With the airplane mask mandate set to expire next week, President Joe Biden's new coronavirus czar on Monday raised the possibility that the U.S. Centers for Disease Control and Prevention could once again extend the federal masking requirements for public transportation.
"This is a CDC decision and I think it is absolutely on the table," White House COVID-19 response coordinator Dr. Ashish Jha told NBC News' Savannah Guthrie on "Today."
Jha said that the CDC is developing a "scientific framework" to guide its decision making and that agency director Dr. Rochelle Walensky will make a decision on the mask mandate for planes, trains, buses, and other means of public transportation within the week.

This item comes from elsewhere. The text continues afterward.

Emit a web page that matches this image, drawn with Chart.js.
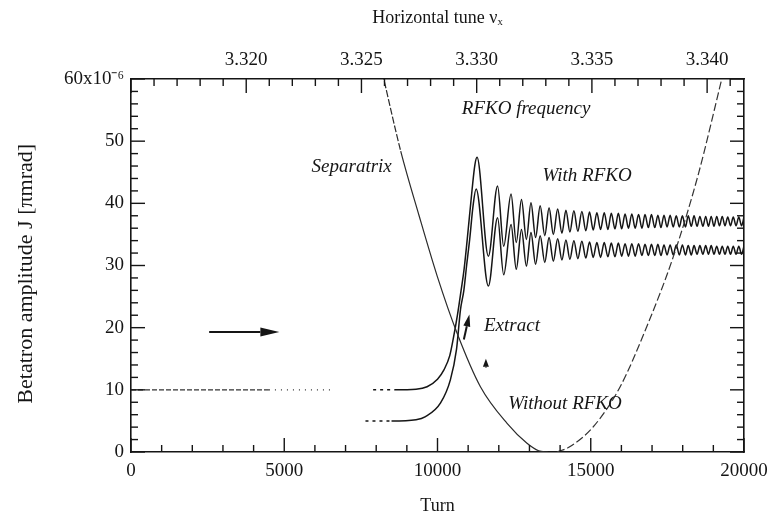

"We're going to see that framework come out, I think, in the next few days and based on that, we're going to want to be guided by this decision," Jha said. "Throughout the entire pandemic we've wanted to make decisions based the evidence and science, and that is what I expect we'll do again this week."
The Transportation Security Administration's mask mandate, originally set to expire in May 2021, was extended for the fourth time in March. President Biden enacted the requirements with an executive order in February 2021 to "encourage widespread mask-wearing and physical distancing on public modes of transportation, consistent with CDC guidelines and applicable law."
Congressional Republicans opposed the CDC's decision to extend the masking requirements last month because shortly beforehand the agency released new guidance that recommended that approximately 70% of Americans did not need to wear face masks indoors. Following the CDC's guidance, most states and local governments have loosened masking restrictions, or done away with them entirely, and Republicans and others questioned why the federal restrictions for public transportation remained.
Sen. Rand Paul (R-Ky.) forced a vote to overturn the masking requirements that passed with bipartisan support from senators but met a veto threat from President Biden.
As the CDC considers what to do with the mask mandate this week and next, several states are reporting a rise in COVID-19 cases because of the BA.2 Omicron subvariant of coronavirus, a new and more contagious strain of the virus that spread in Europe before making its way to the United States. Scientists have observed this latest strain to spread quickly but say that it does not appear to cause deadlier disease than previous strains of the virus.
Jha said that he is "not overly concerned right now" about the possibility of another virus surge like the Delta or Omicron surges. He pointed out that case numbers and hospitalization numbers are among the lowest they've been during the entire pandemic.
“I don’t think this is a moment where we have to be excessively concerned,” Jha said.